To begin with, there has been mounting Saudi frustration with repeated delays in the delivery of arms and munitions that has become much worse since Saudi Arabia led a coalition of Arab states into a war in neighboring Yemen in March 2015. The delays began during the Obama administration when the White House wanted to signal its dissatisfaction with high civilian casualties blamed primarily on errant bombings by the Saudi-led coalition.

Now it is Congress causing the delays led by Senate Foreign Relations Committee chairman Bob Corker who in June put a hold on U.S. arms sales to any of the GCC states until Saudi Arabia, Bahrain and the United Arab Emirates settled their feud with Qatar over its alleged hostile activities toward them. (So far, there is no sign of an end to this worst intra-state GCC feud ever.) In addition, there is a bipartisan bill pending in the House that would end U.S. assistance in any form to the Saudi war effort in Yemen.

Secondly, Congress passed legislation last fall during the presidential campaign to allow the families of 9/11 victims to sue the Saudi government in U.S. courts over its alleged support for some of the 15 Saudi terrorists involving in hijacking three American airliners that led to the death of nearly 3,000 Americans. The Justice Against Sponsors of Terrorism Act is at least one reason giving the Saudis pause to launch their planned $100 billion IPO on New York markets selling off five percent of Aramco, the world’s largest state oil company.

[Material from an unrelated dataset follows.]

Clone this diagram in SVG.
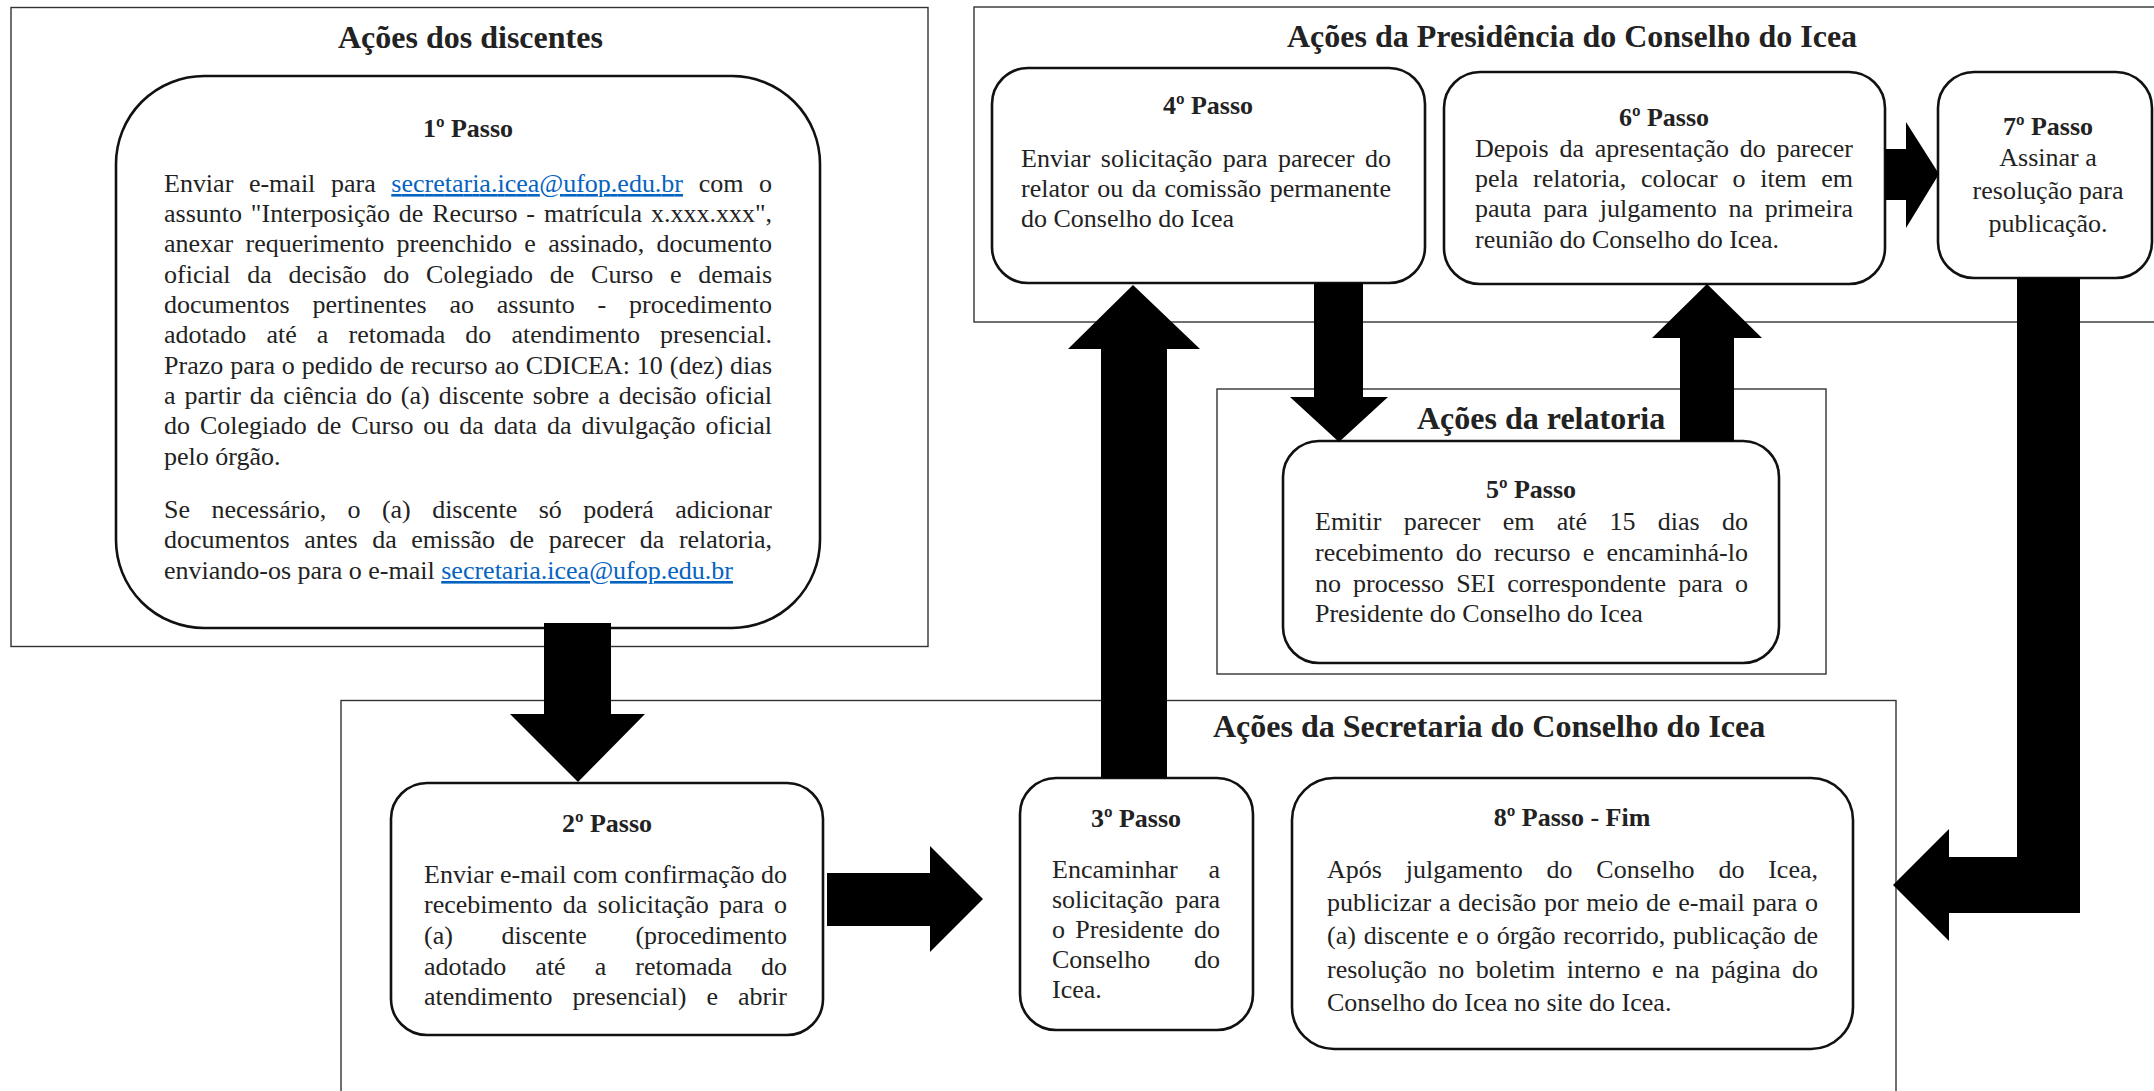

A third rationale for the Russian gambit may well be a Saudi desire to gain some influence in Moscow because it supports the Saudis’ number one regional foe, Iran. But the Russians are already selling the S-400 missile defense system to Iran, raising questions why the Saudis would want to rely on the same system defending their chief adversary.

The Saudis have dithered for nearly a decade over whether to purchase Russian arms. In the past, they offered to do so only if Russia would stop supporting Syrian President Bashar al- Assad whom they seek to overthrow or tilt toward Saudi Arabia in its cold war with Iran. Discussions began in 2008 on a $2 billion arms deal reportedly including 150 Russian T-90 tanks and 150 attack helicopters. Even then the S-400 was mooted.

While serving as the late King Abdullah’s national security adviser, Bandar made multiple trips to Moscow to negotiate a deal before resigning in April 2014. Crown Prince Mohammed bin Salman also made several trips to Moscow as defense minister starting in 2015 to discuss not only an arms purchase but Saudi-Russian cooperation on oil production cuts. The Saudi crown prince’s last trip came just one week after Trump’s visit to Riyadh in preparation for King Salman’s historic trip to Moscow in early October.

Now the Saudis are poised not only to buy the S-400 but to make Russia a partner in its new arms manufacturing project that will start with the production of Russian Kalashnikov rifles, grenade launchers and anti-tank missiles.

Clearly, there is a fundamental change underway in the Saudi sole-source reliance on the United States for its security. The day may be coming when the kingdom will host simultaneously the American THAAD, the Chinese CSS-2 and the Russian S-400 in a show of independence and a joint big power commitment to its defense.